BEGIN LISTED RECORDS

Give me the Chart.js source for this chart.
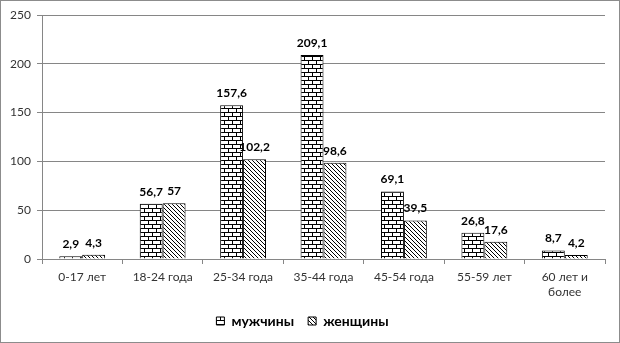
<!DOCTYPE html>
<html>
<head>
    <meta charset="utf-8">
    <title>Возраст</title>
    <style>
        body { margin: 0; background: #fff; }
    </style>
</head>
<body>
    <canvas id="barChart" width="620" height="343"></canvas>
    <script src="https://cdn.jsdelivr.net/npm/chart.js"></script>
    <script>
        // data
        var categories = ['0-17 лет', '18-24 года', '25-34 года', '35-44 года', '45-54 года', '55-59 лет', ['60 лет и', 'более']];
        var seriesNames = ['мужчины', 'женщины'];
        var menValues = [2.9, 56.7, 157.6, 209.1, 69.1, 26.8, 8.7];
        var womenValues = [4.3, 57, 102.2, 98.6, 39.5, 17.6, 4.2];
        var yTicks = [0, 50, 100, 150, 200, 250];

        // brick pattern for men
        function brickPattern() {
            var c = document.createElement('canvas');
            c.width = 8; c.height = 8;
            var g = c.getContext('2d');
            g.fillStyle = '#fff';
            g.fillRect(0, 0, 8, 8);
            g.fillStyle = '#000';
            g.fillRect(0, 0, 8, 1);
            g.fillRect(0, 4, 8, 1);
            g.fillRect(0, 0, 1, 4);
            g.fillRect(4, 4, 1, 4);
            return g.createPattern(c, 'repeat');
        }

        // diagonal hatch for women
        function hatchPattern() {
            var c = document.createElement('canvas');
            c.width = 4; c.height = 4;
            var g = c.getContext('2d');
            g.fillStyle = '#fff';
            g.fillRect(0, 0, 4, 4);
            g.fillStyle = '#000';
            for (var i = 0; i < 4; i++) g.fillRect(i, i, 1, 1);
            return g.createPattern(c, 'repeat');
        }

        function fmt(v) {
            return String(v).replace('.', ',');
        }

        var valueLabels = {
            id: 'valueLabels',
            afterDatasetsDraw: function (chart) {
                var ctx = chart.ctx;
                ctx.save();
                ctx.font = 'bold 12px Lato, "Noto Sans", sans-serif';
                ctx.fillStyle = '#000';
                ctx.textAlign = 'center';
                ctx.textBaseline = 'middle';
                chart.data.datasets.forEach(function (ds, di) {
                    chart.getDatasetMeta(di).data.forEach(function (bar, i) {
                        ctx.fillText(fmt(ds.data[i]), bar.x, bar.y - 12);
                    });
                });
                ctx.restore();
            }
        };

        var frame = {
            id: 'frame',
            afterDraw: function (chart) {
                var ctx = chart.ctx;
                ctx.save();
                ctx.strokeStyle = '#8c8c8c';
                ctx.lineWidth = 1;
                ctx.strokeRect(0.5, 0.5, chart.width - 1, chart.height - 1);
                ctx.restore();
            }
        };

        Chart.defaults.font.family = 'Lato, "Noto Sans", sans-serif';
        Chart.defaults.font.size = 12;
        Chart.defaults.color = '#333';

        var barChart = new Chart(document.getElementById('barChart').getContext('2d'), {
            type: 'bar',
            data: {
                labels: categories,
                datasets: [{
                    label: seriesNames[0],
                    data: menValues,
                    backgroundColor: brickPattern(),
                    borderColor: '#000',
                    borderWidth: 1
                }, {
                    label: seriesNames[1],
                    data: womenValues,
                    backgroundColor: hatchPattern(),
                    borderColor: '#000',
                    borderWidth: 1
                }]
            },
            options: {
                responsive: false,
                animation: false,
                layout: { padding: { left: 0, right: 15, top: 15, bottom: 5 } },
                categoryPercentage: 0.57,
                barPercentage: 1,
                plugins: {
                    tooltip: { enabled: false },
                    legend: {
                        position: 'bottom',
                        labels: {
                            boxWidth: 8,
                            boxHeight: 8,
                            padding: 14,
                            color: '#000',
                            font: { weight: 'bold', size: 14 }
                        }
                    }
                },
                scales: {
                    x: {
                        grid: { drawOnChartArea: false, tickLength: 5, color: '#868686' },
                        border: { color: '#868686' },
                        ticks: { padding: 5, maxRotation: 0, font: { lineHeight: 1.3 } },
                        afterFit: function (s) { s.height = 41; }
                    },
                    y: {
                        min: 0,
                        max: 250,
                        afterBuildTicks: function (s) {
                            s.ticks = yTicks.map(function (v) { return { value: v }; });
                        },
                        grid: { color: '#868686', tickLength: 5 },
                        border: { color: '#868686' },
                        ticks: { padding: 6 },
                        afterFit: function (s) { s.width = 42; }
                    }
                }
            },
            plugins: [valueLabels, frame]
        });
    </script>
</body>
</html>
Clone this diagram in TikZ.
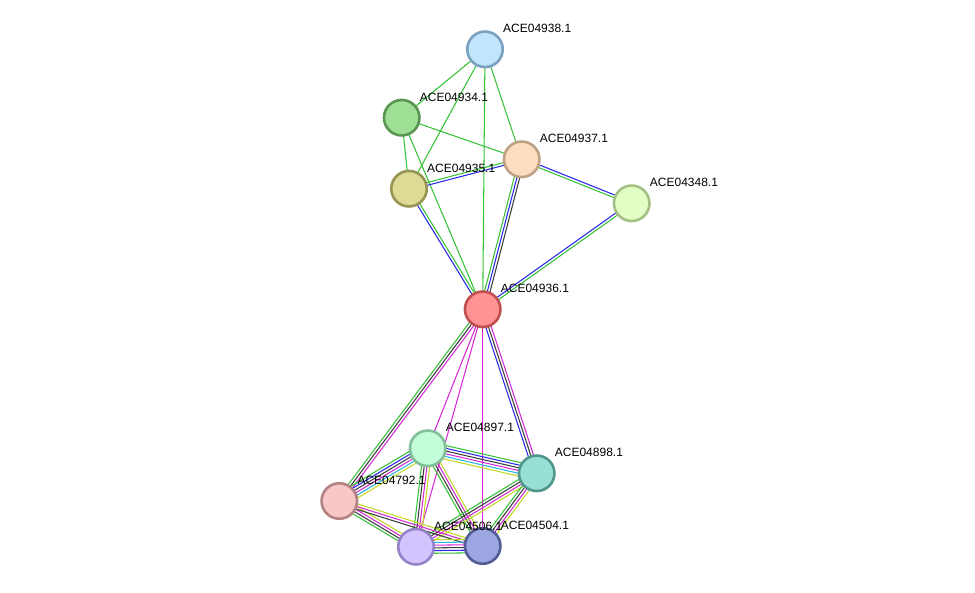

END LISTED RECORDS

**EXERCISE TASK**
Retype each entry precisely. Skip images entirely.

**THE SOLUTION**
Give me the Chart.js source for this chart.
<!DOCTYPE html>
<html>
<head>
    <meta charset="utf-8">
    <title>Возраст</title>
    <style>
        body { margin: 0; background: #fff; }
    </style>
</head>
<body>
    <canvas id="barChart" width="620" height="343"></canvas>
    <script src="https://cdn.jsdelivr.net/npm/chart.js"></script>
    <script>
        // data
        var categories = ['0-17 лет', '18-24 года', '25-34 года', '35-44 года', '45-54 года', '55-59 лет', ['60 лет и', 'более']];
        var seriesNames = ['мужчины', 'женщины'];
        var menValues = [2.9, 56.7, 157.6, 209.1, 69.1, 26.8, 8.7];
        var womenValues = [4.3, 57, 102.2, 98.6, 39.5, 17.6, 4.2];
        var yTicks = [0, 50, 100, 150, 200, 250];

        // brick pattern for men
        function brickPattern() {
            var c = document.createElement('canvas');
            c.width = 8; c.height = 8;
            var g = c.getContext('2d');
            g.fillStyle = '#fff';
            g.fillRect(0, 0, 8, 8);
            g.fillStyle = '#000';
            g.fillRect(0, 0, 8, 1);
            g.fillRect(0, 4, 8, 1);
            g.fillRect(0, 0, 1, 4);
            g.fillRect(4, 4, 1, 4);
            return g.createPattern(c, 'repeat');
        }

        // diagonal hatch for women
        function hatchPattern() {
            var c = document.createElement('canvas');
            c.width = 4; c.height = 4;
            var g = c.getContext('2d');
            g.fillStyle = '#fff';
            g.fillRect(0, 0, 4, 4);
            g.fillStyle = '#000';
            for (var i = 0; i < 4; i++) g.fillRect(i, i, 1, 1);
            return g.createPattern(c, 'repeat');
        }

        function fmt(v) {
            return String(v).replace('.', ',');
        }

        var valueLabels = {
            id: 'valueLabels',
            afterDatasetsDraw: function (chart) {
                var ctx = chart.ctx;
                ctx.save();
                ctx.font = 'bold 12px Lato, "Noto Sans", sans-serif';
                ctx.fillStyle = '#000';
                ctx.textAlign = 'center';
                ctx.textBaseline = 'middle';
                chart.data.datasets.forEach(function (ds, di) {
                    chart.getDatasetMeta(di).data.forEach(function (bar, i) {
                        ctx.fillText(fmt(ds.data[i]), bar.x, bar.y - 12);
                    });
                });
                ctx.restore();
            }
        };

        var frame = {
            id: 'frame',
            afterDraw: function (chart) {
                var ctx = chart.ctx;
                ctx.save();
                ctx.strokeStyle = '#8c8c8c';
                ctx.lineWidth = 1;
                ctx.strokeRect(0.5, 0.5, chart.width - 1, chart.height - 1);
                ctx.restore();
            }
        };

        Chart.defaults.font.family = 'Lato, "Noto Sans", sans-serif';
        Chart.defaults.font.size = 12;
        Chart.defaults.color = '#333';

        var barChart = new Chart(document.getElementById('barChart').getContext('2d'), {
            type: 'bar',
            data: {
                labels: categories,
                datasets: [{
                    label: seriesNames[0],
                    data: menValues,
                    backgroundColor: brickPattern(),
                    borderColor: '#000',
                    borderWidth: 1
                }, {
                    label: seriesNames[1],
                    data: womenValues,
                    backgroundColor: hatchPattern(),
                    borderColor: '#000',
                    borderWidth: 1
                }]
            },
            options: {
                responsive: false,
                animation: false,
                layout: { padding: { left: 0, right: 15, top: 15, bottom: 5 } },
                categoryPercentage: 0.57,
                barPercentage: 1,
                plugins: {
                    tooltip: { enabled: false },
                    legend: {
                        position: 'bottom',
                        labels: {
                            boxWidth: 8,
                            boxHeight: 8,
                            padding: 14,
                            color: '#000',
                            font: { weight: 'bold', size: 14 }
                        }
                    }
                },
                scales: {
                    x: {
                        grid: { drawOnChartArea: false, tickLength: 5, color: '#868686' },
                        border: { color: '#868686' },
                        ticks: { padding: 5, maxRotation: 0, font: { lineHeight: 1.3 } },
                        afterFit: function (s) { s.height = 41; }
                    },
                    y: {
                        min: 0,
                        max: 250,
                        afterBuildTicks: function (s) {
                            s.ticks = yTicks.map(function (v) { return { value: v }; });
                        },
                        grid: { color: '#868686', tickLength: 5 },
                        border: { color: '#868686' },
                        ticks: { padding: 6 },
                        afterFit: function (s) { s.width = 42; }
                    }
                }
            },
            plugins: [valueLabels, frame]
        });
    </script>
</body>
</html>
Clone this diagram in TikZ.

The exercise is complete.